One of the directors of the Company is a minority shareholder of Woodmere, thereby making the Proposed Transaction, a “related party transaction” as defined under Multilateral Instrument 61-101 (“MI 61-101”). The Proposed Transaction will require a formal valuation and minority shareholders approval pursuant to Sections 5.4 and 5.6 and Part 8 of MI 61-101.
Maple Leaf is in discussions with several lenders who have serious interest in providing the financing for completion of the Proposed Transaction.
About Maple Leaf Green World Inc.
Maple Leaf is a public Canadian company that focuses on the cannabis industry in North America. The Company currently has cannabis projects in British Columbia and California. With over 10 years of extensive greenhouse management experience, the Company applies its eco-agriculture knowledge and cultivation technology to produce contaminant-free cannabis products. Maple Leaf’s long-term objective is to produce cannabis oil and to export its products to approved countries. The Company’s common shares are listed for trading on the Aequitas NEO Exchange Inc. under the symbol “MGW” and on the OTCQX market under the symbol “MGWFF.”

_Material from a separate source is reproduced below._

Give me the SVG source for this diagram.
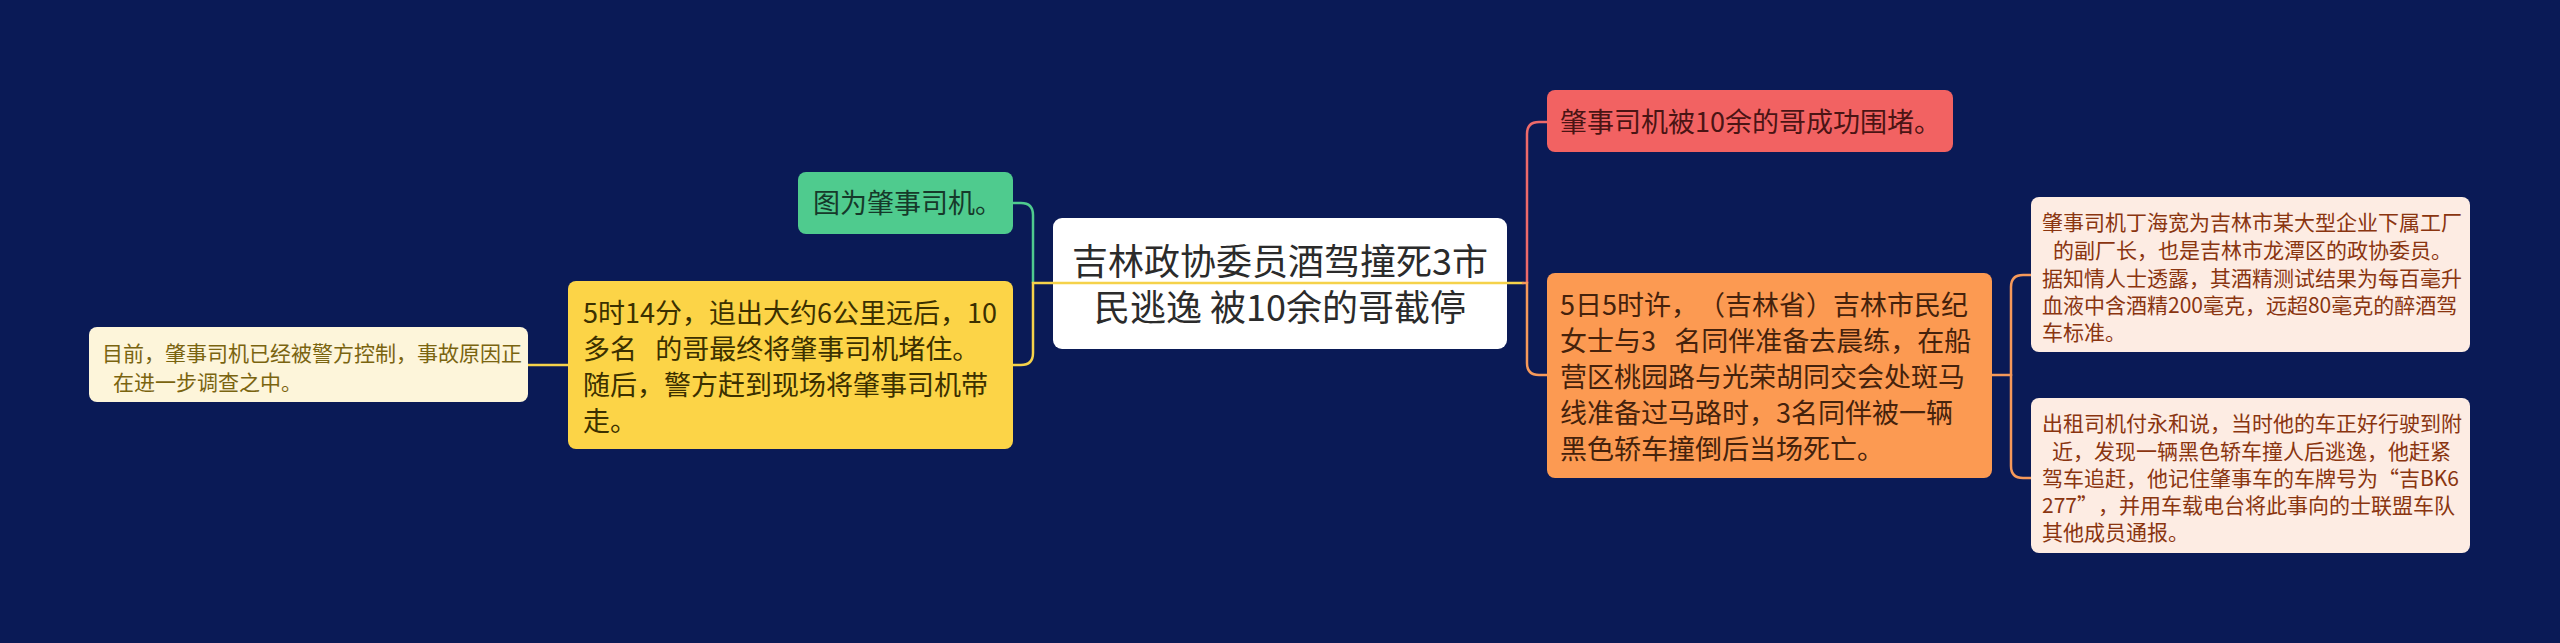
<svg xmlns="http://www.w3.org/2000/svg" width="2560" height="643" viewBox="0 0 2560 643">
<style>
text{font-family:"Noto Sans CJK SC","Noto Sans",sans-serif;text-spacing-trim:space-all;font-kerning:none;}
.c{fill:none;stroke-width:2.5;stroke-linecap:round;}
.t27{font-size:27px;}
.t21{font-size:21px;}
.t36{font-size:36px;fill:#2b2b2b;text-anchor:middle;}
</style>
<rect width="2560" height="643" fill="#0a1a56"/>
<g id="root">
<rect x="1053" y="218" width="454" height="131" rx="9" fill="#ffffff"/>
<text class="t36"><tspan x="1280" y="275">吉林政协委员酒驾撞死3市</tspan><tspan x="1280" y="321">民逃逸 被10余的哥截停</tspan></text>
</g>
<g id="connectors">
<path class="c" stroke="#4fcb8e" d="M1033,283 V215 Q1033,203 1021,203 H1013"/>
<path class="c" stroke="#f5d24a" d="M1523,283 H1033 V353 Q1033,365 1021,365 H1013"/>
<path class="c" stroke="#f5d24a" d="M568,365 H528"/>
<path class="c" stroke="#ee6a6a" d="M1527,283 V134 Q1527,122 1539,122 H1547"/>
<path class="c" stroke="#f6995a" d="M1523,283 H1527 V363 Q1527,375 1539,375 H1547"/>
<path class="c" stroke="#f6995a" d="M1992,375 H2011"/>
<path class="c" stroke="#f6995a" d="M2011,375 V287 Q2011,275 2023,275 H2031"/>
<path class="c" stroke="#f6995a" d="M2011,375 V466 Q2011,478 2023,478 H2031"/>
</g>
<g id="green">
<rect x="798" y="172" width="215" height="62" rx="8" fill="#4fcb8e"/>
<text class="t27" x="813" y="213" fill="#16392a">图为肇事司机。</text>
</g>
<g id="yellow">
<rect x="568" y="281" width="445" height="168" rx="8" fill="#fcd447"/>
<text class="t27" fill="#3b3000" xml:space="preserve"><tspan x="583" y="323">5时14分，追出大约6公里远后，10</tspan><tspan x="583" y="359">多名   的哥最终将肇事司机堵住。</tspan><tspan x="583" y="395">随后，警方赶到现场将肇事司机带</tspan><tspan x="583" y="431">走。</tspan></text>
</g>
<g id="leftnote">
<rect x="89" y="327" width="439" height="75" rx="8" fill="#fdf5da"/>
<text class="t21" fill="#7a6410"><tspan x="102" y="361">目前，肇事司机已经被警方控制，事故原因正</tspan><tspan x="113" y="390">在进一步调查之中。</tspan></text>
</g>
<g id="red">
<rect x="1547" y="90" width="406" height="62" rx="8" fill="#f26262"/>
<text class="t27" x="1560" y="132" fill="#4a1414">肇事司机被10余的哥成功围堵。</text>
</g>
<g id="orange">
<rect x="1547" y="273" width="445" height="205" rx="8" fill="#fc9a52"/>
<text class="t27" fill="#45220c" xml:space="preserve"><tspan x="1560" y="315">5日5时许，（吉林省）吉林市民纪</tspan><tspan x="1560" y="351">女士与3   名同伴准备去晨练，在船</tspan><tspan x="1560" y="387">营区桃园路与光荣胡同交会处斑马</tspan><tspan x="1560" y="423">线准备过马路时，3名同伴被一辆</tspan><tspan x="1560" y="459">黑色轿车撞倒后当场死亡。</tspan></text>
</g>
<g id="note1">
<rect x="2031" y="197" width="439" height="155" rx="8" fill="#fdece3"/>
<text class="t21" fill="#8a3510"><tspan x="2042" y="230">肇事司机丁海宽为吉林市某大型企业下属工厂</tspan><tspan x="2053" y="258">的副厂长，也是吉林市龙潭区的政协委员。</tspan><tspan x="2042" y="286">据知情人士透露，其酒精测试结果为每百毫升</tspan><tspan x="2042" y="313">血液中含酒精200毫克，远超80毫克的醉酒驾</tspan><tspan x="2042" y="340">车标准。</tspan></text>
</g>
<g id="note2">
<rect x="2031" y="398" width="439" height="155" rx="8" fill="#fdece3"/>
<text class="t21" fill="#8a3510"><tspan x="2042" y="431">出租司机付永和说，当时他的车正好行驶到附</tspan><tspan x="2052" y="459">近，发现一辆黑色轿车撞人后逃逸，他赶紧</tspan><tspan x="2042" y="486">驾车追赶，他记住肇事车的车牌号为“吉BK6</tspan><tspan x="2042" y="513">277”，并用车载电台将此事向的士联盟车队</tspan><tspan x="2042" y="540">其他成员通报。</tspan></text>
</g>
</svg>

Forward Looking and Cautionary Statements
This news release may include forward-looking statements including opinions, assumptions, estimates, the Company’s assessment of future plans and operations, and, more particularly, statements concerning: the Proposed Transaction and the timing thereof; When used in this document, the words “will,” “anticipate,” “believe,” “estimate,” “expect,” “intent,” “may,” “project,” “should,” and similar expressions are intended to be among the statements that identify forward-looking statements. The forward-looking statements are founded on the basis of expectations and assumptions made by the Company that include, but are not limited to, the timely receipt of all required regulatory and third-party approvals, including approvals from NEO and from the shareholders of Maple Leaf. Forward-looking statements are subject to a wide range of risks and uncertainties, and although the Company believes that the expectations represented by such forward-looking statements are reasonable, there can be no assurance that such expectations will be realized. Any number of important factors could cause actual results to differ materially from those in the forward-looking statements including, but not limited to: regulatory and third party approvals, including approvals from NEO and from the shareholders of Maple Leaf, not being obtained in the manner or timing anticipated; the ability to implement corporate strategies; the state of domestic capital markets; the ability to obtain financing; changes in general market conditions; industry conditions and events; and other factors more fully described from time to time in the reports and filings made by the Company with securities regulatory authorities. Please refer to the Company’s annual information form (“AIF”) for the year ended December 31, 2018 and management’s discussion and analysis (“MD&A”) thereof for additional risk factors relating to the Company. The AIF and MD&A can be accessed under the Company’s profile on www.sedar.com.
Except as required by applicable laws, the Company does not undertake any obligation to publicly update or revise any forward-looking statements.